# Sophy communicates...



## The Popster (Feb 23, 2021)

fjm said:


> Last night Sophy would not settle. We went out, she did a pee, still would not settle. I removed Poppy from Sophy's bed and flumped it - still not settled. She sat and stared into my eyes. We went out again. Again when we came back in she once more stared deep into my eyes. And at last I understood, took the nice, thick, fluffy throw that was keeping my lap warm and made it into a nest for her. Instant peace.
> 
> So this morning Sophy is curled up on my posh throw, and I am making do with a dog blanket... Says it all, really!


Yup !!
Never fails to amaze me how often our Popppy looks very comfortable, has been well fed, has the attention of the room, returned home from a wistful consumer attack - shopping bag handles cutting into my hand, relaxes in luxury on the back seat whilst I chauffer through the traffic and pot holes, watches me from her mat in the kitchen as I slave over a hot stove preparing her choice from the menu, my stomach rumbling in anticipation of my beans on toast when done cooking for her, exhausted at the end of the day I slide into a slther of space left for me in the king size bed.
Can't recall the last time I relaxed on the sofa without a deadweight pressing down on my feet / legs / arm/ hand/ chest/ neck, or walked from one room to the other without having to avoid a plethora of destroyed toys. Her towel hangs next to mine in the bathroom !! 

Love her though but.


----------



## TeamHellhound (Feb 5, 2021)

Lily wanted a blankie. All the blankies were on the back of the couch. Along with See-See. What's a pibble to do....

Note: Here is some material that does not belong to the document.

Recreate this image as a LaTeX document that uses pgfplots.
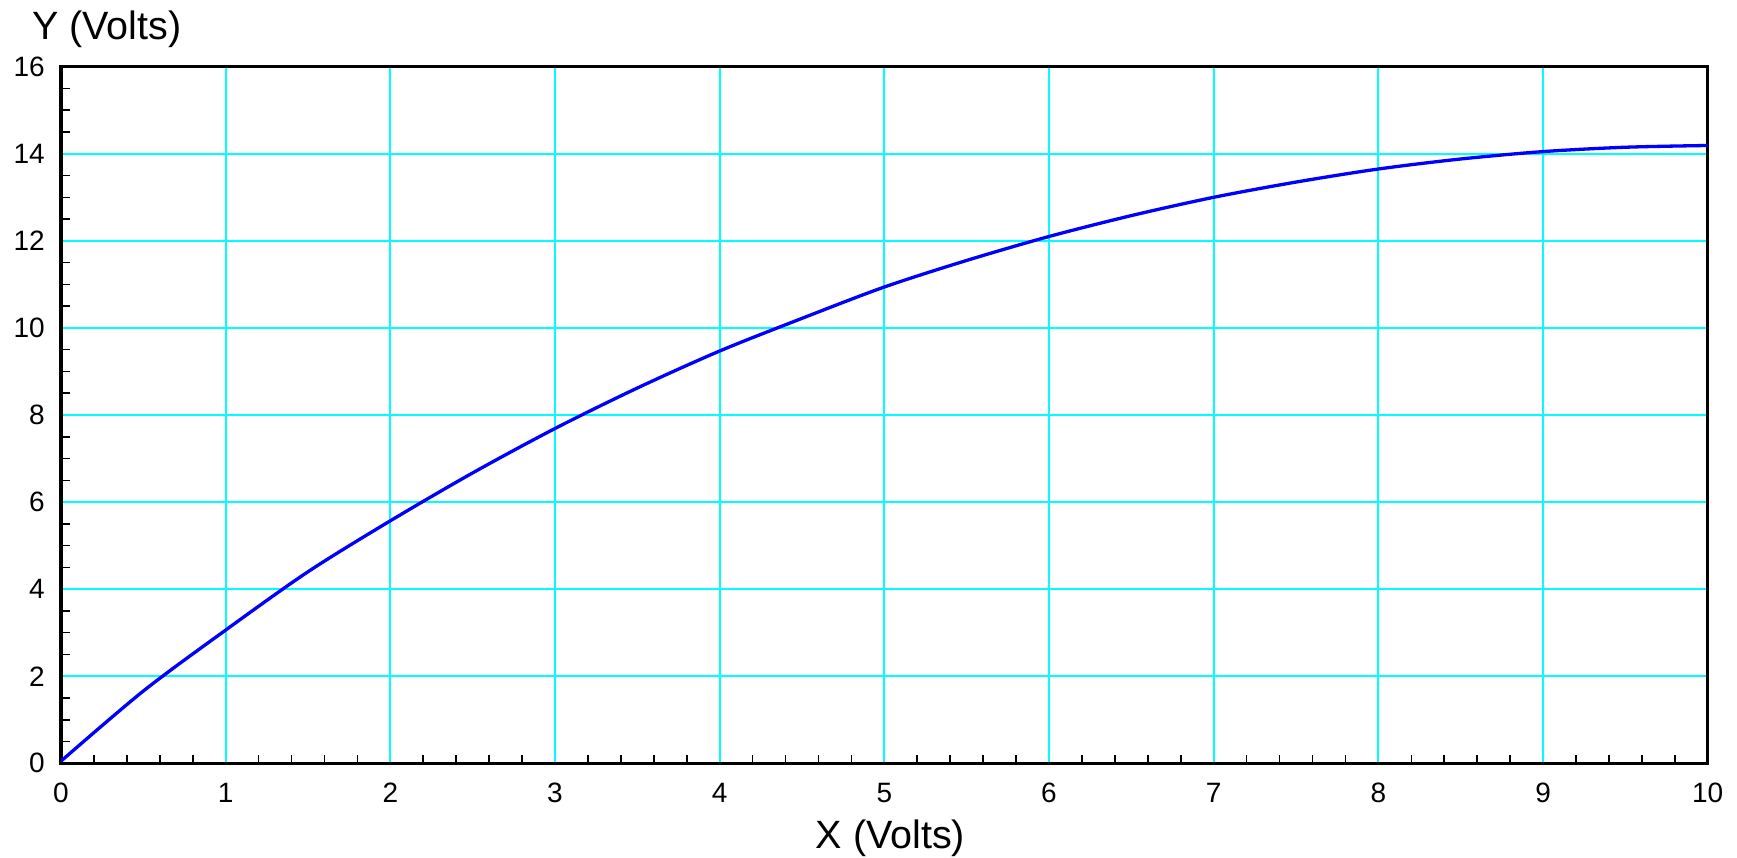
\documentclass[border=0pt]{standalone}
\usepackage{fontspec}
\setmainfont{Liberation Sans}
\usepackage{pgfplots}
\pgfplotsset{compat=1.18}
\definecolor{gridcyan}{RGB}{0,255,255}
\definecolor{curveblue}{RGB}{0,0,255}
\begin{document}
\begin{tikzpicture}
\begin{axis}[
  scale only axis,
  width=1646.7bp, height=696.6bp,
  xmin=0, xmax=10, ymin=0, ymax=16,
  xtick={0,1,...,10}, ytick={0,2,...,16},
  minor x tick num=4, minor y tick num=3,
  tick pos=left, tick align=inside,
  major tick length=0bp, minor tick length=8.5bp,
  every tick/.style={black, line width=1.6bp},
  grid=major,
  major grid style={gridcyan, line width=2bp},
  axis line style={black, line width=3.2bp},
  /pgf/number format/assume math mode=true,
  tick label style={font=\fontsize{28bp}{30bp}\selectfont, inner sep=0pt},
  xticklabel style={anchor=base, yshift=-39bp},
  yticklabel style={anchor=east, xshift=-16bp},
  every axis x label/.style={at={(rel axis cs:0.5,0)}, anchor=base, xshift=6bp, yshift=-85bp, inner sep=0pt, font=\fontsize{39.5bp}{42bp}\selectfont},
  every axis y label/.style={at={(rel axis cs:0,1)}, anchor=base west, xshift=-29bp, yshift=26.7bp, inner sep=0pt, font=\fontsize{39.5bp}{42bp}\selectfont},
  xlabel={X (Volts)},
  ylabel={Y (Volts)},
]
\addplot[curveblue, line width=3.3bp, smooth, tension=0.5] coordinates {
(0,0.05) (0.5,1.66) (1,3.06) (1.5,4.40) (2,5.57) (2.5,6.67) (3,7.69)
(3.5,8.62) (4,9.47) (4.5,10.22) (5,10.94) (5.5,11.55) (6,12.10)
(6.5,12.58) (7,13.00) (7.5,13.35) (8,13.65) (8.5,13.88) (9,14.05)
(9.5,14.15) (10,14.19)
};
\end{axis}
\path ([shift={(-61bp,-93.7bp)}]current axis.south west) rectangle ([shift={(29.3bp,66.7bp)}]current axis.north east);
\end{tikzpicture}
\end{document}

2022-2-3 Lily & See-See DSC_9318 by Rosemary Elwell, on Flickr


----------



## cowpony (Dec 30, 2009)

TeamHellhound said:


> Lily wanted a blankie. All the blankies were on the back of the couch. Along with See-See. What's a pibble to do....
> 
> 2022-2-3 Lily & See-See DSC_9318 by Rosemary Elwell, on Flickr


Poor Lily. It's so unfair that cats come with both murder mittens and the physics defying ability to occupy more space than their actual body mass encompasses.


----------



## fjm (Jun 4, 2010)

We had a lovely family gathering at the weekend - all of us, including my 10-month old great niece. The dogs have had little experience with babies but with care and supervision both baby and canines did very well. But towards the end of the day Sophy was definitely getting tired and was feeling enough was enough - she hopped up onto the sofa beside me and stared at me, flicking her eyes to the baby and back to me. I understood her immediately - it was precisely the same message she gave me when she thought I should put Freddy to bed in his pen when he was a rambunctious baby - "Do Freddy-beddy on this one, too!".


----------



## cowpony (Dec 30, 2009)

Sophy is lucky she has an owner who is so in tune with her.


----------